Volume 99, Issue C4 p. 7433-7442

Time scales of pattern evolution from cross-spectrum analysis of advanced very high resolution radiometer and coastal zone color scanner imagery

First published: 15 April 1994
Citations: 69


We have selected square subareas (110 km on a side) from coastal zone color scanner (CZCS) and advanced very high resolution radiometer (AVHRR) images for 1981 in the California Current region off northern California for which we could identify sequences of cloud-free data over periods of days to weeks. We applied a two-dimensional fast Fourier transform to images after median filtering, (x, y) plane removal, and cosine tapering.
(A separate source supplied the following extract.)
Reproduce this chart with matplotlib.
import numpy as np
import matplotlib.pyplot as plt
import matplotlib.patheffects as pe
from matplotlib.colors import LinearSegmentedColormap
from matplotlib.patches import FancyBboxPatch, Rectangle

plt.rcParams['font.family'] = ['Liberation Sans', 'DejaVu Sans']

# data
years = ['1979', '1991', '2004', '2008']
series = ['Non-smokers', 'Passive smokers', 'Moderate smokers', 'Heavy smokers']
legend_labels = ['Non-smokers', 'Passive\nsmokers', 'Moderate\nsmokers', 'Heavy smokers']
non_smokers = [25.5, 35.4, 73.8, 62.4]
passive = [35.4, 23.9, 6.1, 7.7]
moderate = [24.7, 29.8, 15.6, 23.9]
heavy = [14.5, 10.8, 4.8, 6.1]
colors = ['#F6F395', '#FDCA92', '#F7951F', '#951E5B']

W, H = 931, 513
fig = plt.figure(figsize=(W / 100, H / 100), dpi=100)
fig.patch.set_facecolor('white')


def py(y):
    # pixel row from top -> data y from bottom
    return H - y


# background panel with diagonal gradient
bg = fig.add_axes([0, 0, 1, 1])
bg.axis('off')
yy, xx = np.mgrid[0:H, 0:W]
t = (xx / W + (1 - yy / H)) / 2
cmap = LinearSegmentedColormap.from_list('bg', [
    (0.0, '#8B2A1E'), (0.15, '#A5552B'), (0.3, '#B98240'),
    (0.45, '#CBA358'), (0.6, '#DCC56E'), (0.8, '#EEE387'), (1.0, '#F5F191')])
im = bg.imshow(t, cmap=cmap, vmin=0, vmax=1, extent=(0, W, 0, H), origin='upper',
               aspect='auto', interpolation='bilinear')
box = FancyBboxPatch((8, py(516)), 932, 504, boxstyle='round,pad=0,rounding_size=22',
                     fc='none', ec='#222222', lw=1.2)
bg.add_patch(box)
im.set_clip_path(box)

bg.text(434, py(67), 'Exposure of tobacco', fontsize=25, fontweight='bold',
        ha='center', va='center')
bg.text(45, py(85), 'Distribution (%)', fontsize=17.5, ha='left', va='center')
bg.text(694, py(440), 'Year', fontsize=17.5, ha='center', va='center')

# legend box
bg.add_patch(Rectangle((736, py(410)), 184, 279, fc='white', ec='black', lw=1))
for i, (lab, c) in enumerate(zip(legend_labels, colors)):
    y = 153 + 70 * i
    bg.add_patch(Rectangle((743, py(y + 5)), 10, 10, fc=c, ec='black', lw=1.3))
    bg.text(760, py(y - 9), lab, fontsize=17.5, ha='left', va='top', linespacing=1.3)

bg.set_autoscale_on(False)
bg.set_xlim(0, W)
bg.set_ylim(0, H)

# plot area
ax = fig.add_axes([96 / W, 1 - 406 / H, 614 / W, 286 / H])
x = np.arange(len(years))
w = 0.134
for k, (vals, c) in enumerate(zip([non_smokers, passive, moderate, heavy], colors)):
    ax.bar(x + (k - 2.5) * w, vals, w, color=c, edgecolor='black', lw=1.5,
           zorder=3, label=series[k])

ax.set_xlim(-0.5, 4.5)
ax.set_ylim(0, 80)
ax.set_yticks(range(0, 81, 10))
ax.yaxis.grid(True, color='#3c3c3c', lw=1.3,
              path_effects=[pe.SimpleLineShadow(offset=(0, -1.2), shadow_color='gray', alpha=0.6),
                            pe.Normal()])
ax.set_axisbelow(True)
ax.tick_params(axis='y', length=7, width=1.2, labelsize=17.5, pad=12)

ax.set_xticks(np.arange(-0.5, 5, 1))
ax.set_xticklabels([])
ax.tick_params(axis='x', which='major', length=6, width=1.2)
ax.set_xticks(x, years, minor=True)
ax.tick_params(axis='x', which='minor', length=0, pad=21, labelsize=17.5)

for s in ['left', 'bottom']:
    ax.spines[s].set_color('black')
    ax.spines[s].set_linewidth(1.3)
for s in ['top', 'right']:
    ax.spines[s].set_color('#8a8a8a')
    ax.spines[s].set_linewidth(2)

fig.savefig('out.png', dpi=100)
We formed autospectra and coherence spectra as functions of a scalar wavenumber. Coherence estimates between pairs of images were plotted against time separation between images for several wide wavenumber bands to provide a temporal lagged coherence function. The temporal rate of loss of correlation (decorrelation time scale) in surface patterns provides a measure of the rate of pattern change or evolution as a function of spatial dimension. We found that patterns evolved (or lost correlation) approximately twice as rapidly in upwelling jets as in the “quieter” regions between jets. The rapid evolution of pigment patterns (lifetime of about 1 week or less for scales of 50–100 km) ought to hinder biomass transfer to Zooplankton predators compared with phytoplankton patches that persist for longer times. We found no significant differences between the statistics of CZCS and AVHRR images (spectral shape or rate of decorrelation). In addition, in two of the three areas studied, the peak correlation between AVHRR and CZCS images from the same area occurred at zero lag, indicating that the patterns evolved simultaneously. In the third area, maximum coherence between thermal and pigment patterns occurred when pigment images lagged thermal images by 1–2 days, mirroring the expected lag of high pigment behind low temperatures (and high nutrients) in recently upwelled water. We conclude that in dynamic areas such as coastal upwelling systems, the phytoplankton cells (identified by pigment color patterns) behave largely as passive scalars at the mesoscale and that growth, death, and sinking of phytoplankton collectively play at most a marginal role in determining the spectral statistics of the pigment patterns.